UNION is not technically a join because it does not combine columns side-by-side. It combines rows from two queries that have the same column structure.

6. CROSS JOIN

Returns: Every possible combination of rows from both tables (a Cartesian product).

Operational use: Generate a test matrix of all environment and region combinations to seed a test configuration table.

SELECT environments.name AS env, regions.name AS region
FROM environments
CROSS JOIN regions;

If environments has 3 rows (dev, staging, prod) and regions has 4 rows (us-east-1, eu-west-1, ap-southeast-1, sa-east-1), the result has 12 rows, one for every combination. Use with care: the result size is rows_in_table_A × rows_in_table_B, which grows fast on large tables.

Quick Reference

Join Type	Returns	Common use in operations
`INNER JOIN`	Matching rows only	Records that exist in both tables
`LEFT JOIN`	All left rows + matches	Find gaps: records missing from the right table
`RIGHT JOIN`	All right rows + matches	Inverse of LEFT JOIN (rarely used)
`FULL OUTER JOIN`	All rows from both	Drift detection, config comparison
`UNION`	Stacked rows (deduplicated)	Combine data from multiple tables with same schema
`UNION ALL`	Stacked rows (with duplicates)	Same as UNION but faster when deduplication is not needed
`CROSS JOIN`	Every row × every row	Test matrix generation, seeding combination tables

A Note on Performance

When working with large tables (audit logs, metrics tables, deployment histories), the choice of join type matters for query performance. A few things to keep in mind:

Always join on indexed columns. Joining on unindexed columns causes a full table scan on every match.
INNER JOIN generally performs best because it narrows the result set early.
FULL OUTER JOIN is the most expensive because it must process all rows from both tables.
UNION adds a deduplication pass on top of the two queries.
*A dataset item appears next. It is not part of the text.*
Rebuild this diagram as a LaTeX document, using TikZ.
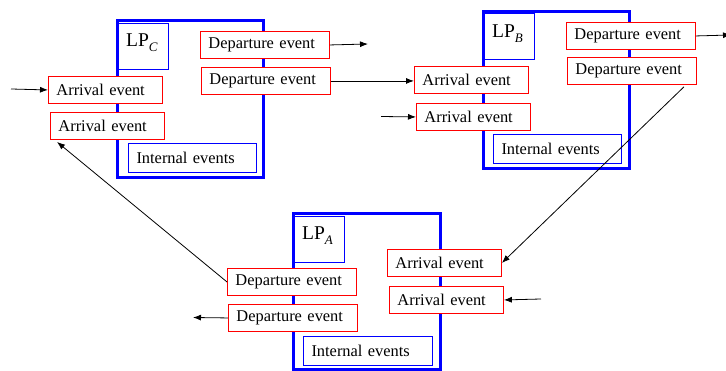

If you do not need deduplication, always use UNION ALL.
On RDS or Aurora, use EXPLAIN ANALYZE before running expensive joins on production data to see the query plan and estimated cost.

EXPLAIN ANALYZE
SELECT deployments.id, approvals.approved_by
FROM deployments
LEFT JOIN approvals ON deployments.id = approvals.deployment_id
WHERE deployments.created_at > NOW() - INTERVAL '7 days';

This habit of checking query plans before running ad-hoc queries on a production database is worth building early.